Ilustración: El Roto, caricaturista de El País
El Salvador tiene en vigencia la Ley especial contra actos de terrorismo, la que vendría a sumarse al catálogo normativo de la legislación penal, a la sazón, uno de los más prolíficos del ámbito legislativo, afirmación que se deriva del conteo de más de trescientas reformas, en los últimos siete años a la legislación penal, procesal penal, penal juvenil y penitenciaria, así como por la creación de legislaciones especiales como la Ley Antimaras y su posterior reedición, a las que se suman ahora la Ley antiterrorista y el proyecto de Ley contra el Crimen Organizado.
En general, estas reformas o creaciones de cuerpos legales han tenido que ver más con motivaciones de tipo político o electorales, que con la solución de problemas normativos concretos o la corrección de lagunas legales. Estos procesos legislativos se corresponden con un modelo autoritario de gestión del poder: una tendencia dominante hacia el mando antes que al consenso, así como una marcada utilización de medios coercitivos y la restricción de la libertad para la imposición del “orden”, el cual constituye su bien o valor primordial, por encima de la persona.

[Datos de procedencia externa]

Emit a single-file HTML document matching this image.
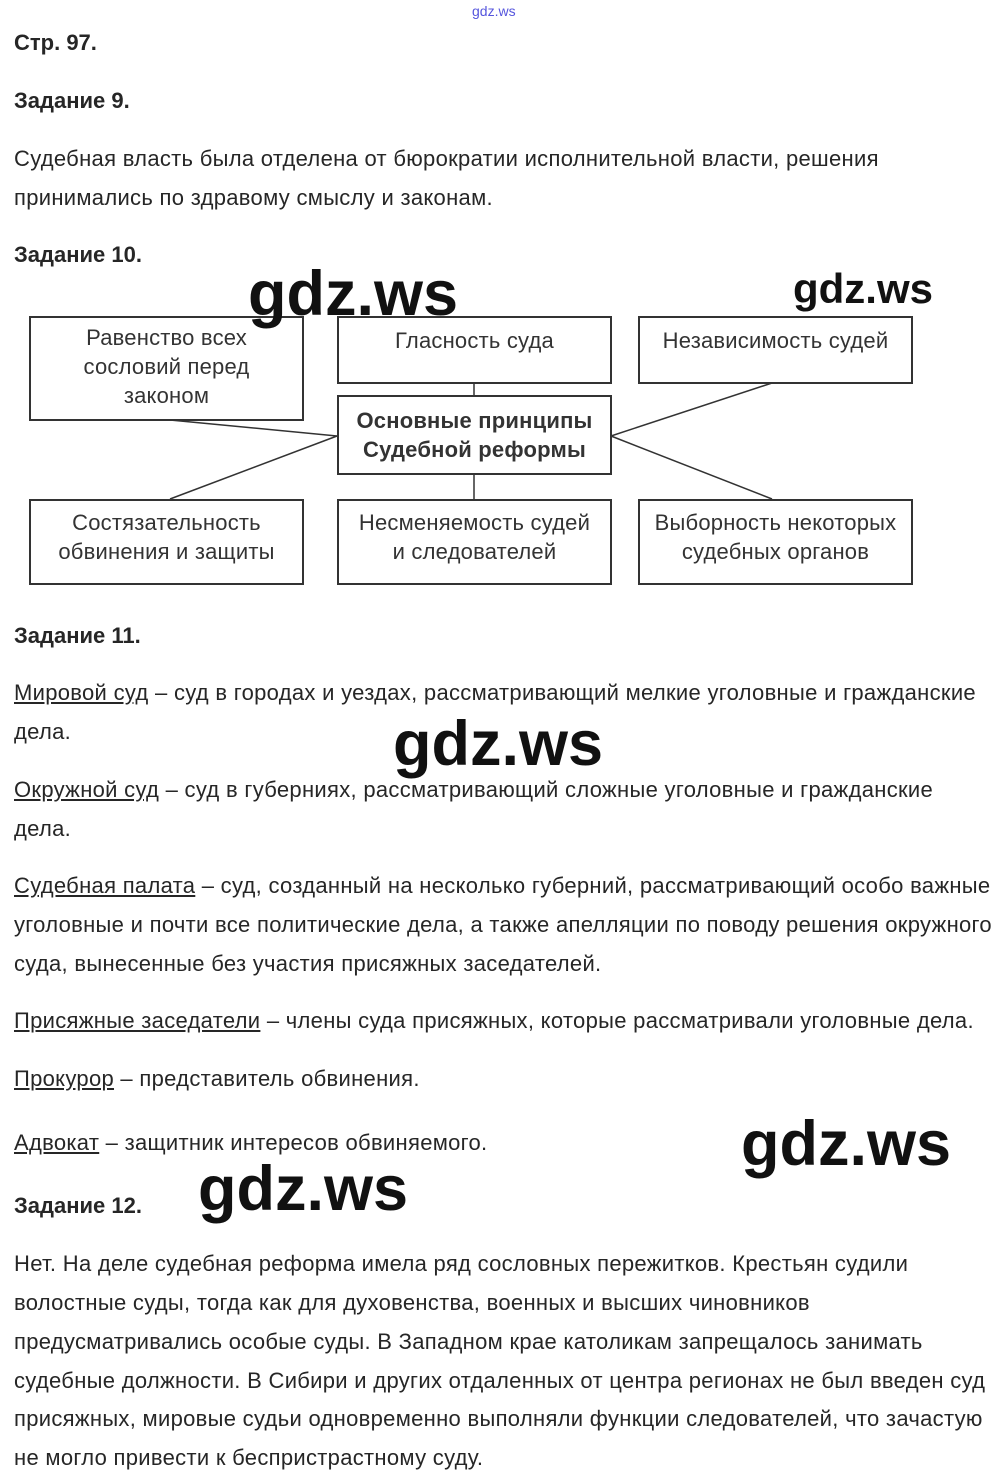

Aunque puede decirse a favor de la ley comentada que recoge una buena cantidad de figuras tipificadas por convenios internacionales sobre la materia, creo que podemos, al menos de manera puntual, proponer algunos de sus puntos más criticables.
En algunas de sus disposiciones, la ley contiene ambigüedades o amplitudes conceptuales (conceptos jurídicos indeterminados) por las cuales, no logra determinarse con claridad los ámbitos de aplicación, generando inseguridad jurídica sobre los alcances de la libertad de los ciudadanos, lo cual, según la sentencia de inconstitucionalidad de la Ley antimaras, constituye una violación al principio de legalidad.
Un ejemplo de lo anterior lo constituye la definición de Organizaciones terroristas, contenido en el artículo 4, literal m de la ley en comento: “Son aquellas agrupaciones provistas de cierta estructura de la que nacen vínculos en alguna medida estables o permanentes, con jerarquía y disciplina y con medios idóneos, pretenden la utilización de métodos violentos o inhumanos con la finalidad expresa de infundir terror, inseguridad o alarma entre la población de uno o varios países”. En la definición propuesta, no resulta claro cual es el alcance y usos que puedan tener expresiones como “en alguna medida estables o permanentes”, “cierta estructura”, “terror”, “inseguridad” o “alarma”.
Otros ejemplos lo constituyen los artículos 8 y 9 que regulan la apología e incitación pública de actos de terrorismo y la simulación de delitos, respectivamente. En el caso del artículo 8 se habla de apología de terrorismo, sin que se exista una determinación clara de qué se entiende por éste. Tampoco queda claro qué es una simulación de los delitos ni el contexto en que se realiza. En ambos casos, además, es posible que se afecte el derecho a la libertad de expresión de la ciudadanía.
Lo preocupante de estas definiciones ambiguas es su uso discrecional por parte de aplicadores de la ley. Son convertidas en comodines para realizar capturas bajo casi cualquier supuesto. Basta recordar que en el pasado reciente se ha capturado a manifestantes en el contexto de enfrentamientos o disturbios, los cuales han sido acusados de actos de terrorismo, lo mismo fue propuesto por funcionarios de gobierno para ser aplicado a las pandillas juveniles.
La sentencia de la Ley antimaras, antes citada, declaró inconstitucionales disposiciones que penalizan conductas sin resultado (delitos de peligro abstracto), las cuales violarían el principio de lesividad en tanto no hay un daño en concreto respecto de un bien jurídico específico. Esto es aplicable a los casos de la apología y la simulación arriba citados.
La sentencia que venimos citando, también establece que el derecho penal debe responder a los principios básicos de la Constitución, uno de ellos, el de dignidad humana. En atención a lo anterior, las penas elevadas que buscan convertirse en ejemplarizantes estarían dando a la pena una función por la cual el delincuente es objeto de escarmiento, desplazando su dignidad y la finalidad constitucional de las penas que es la resocialización.
Por otro lado, también se falla en la razonabilidad y proporcionalidad de la ley en tanto, algunos de sus supuestos típicos no distinguen niveles de afectación del bien jurídico, acciones de menor intensidad abarcadas en lo genérico de la redacción legal, o las sujetas a la discrecionalidad interpretativa de quien aplique la ley, pueden ser objeto de una amenaza de sanción muy elevada.
Para finalizar estas líneas, las críticas aquí detalladas no se agotan en este somero análisis que solo pretende provocar una discusión al respecto de esta ley y sus eventuales usos. La intención ha sido mostrarle a la ciudadanía cómo una ley ambigua, puede terminar afectando sus derechos, sin enterarse en qué momento y cómo se volvió “terrorista”.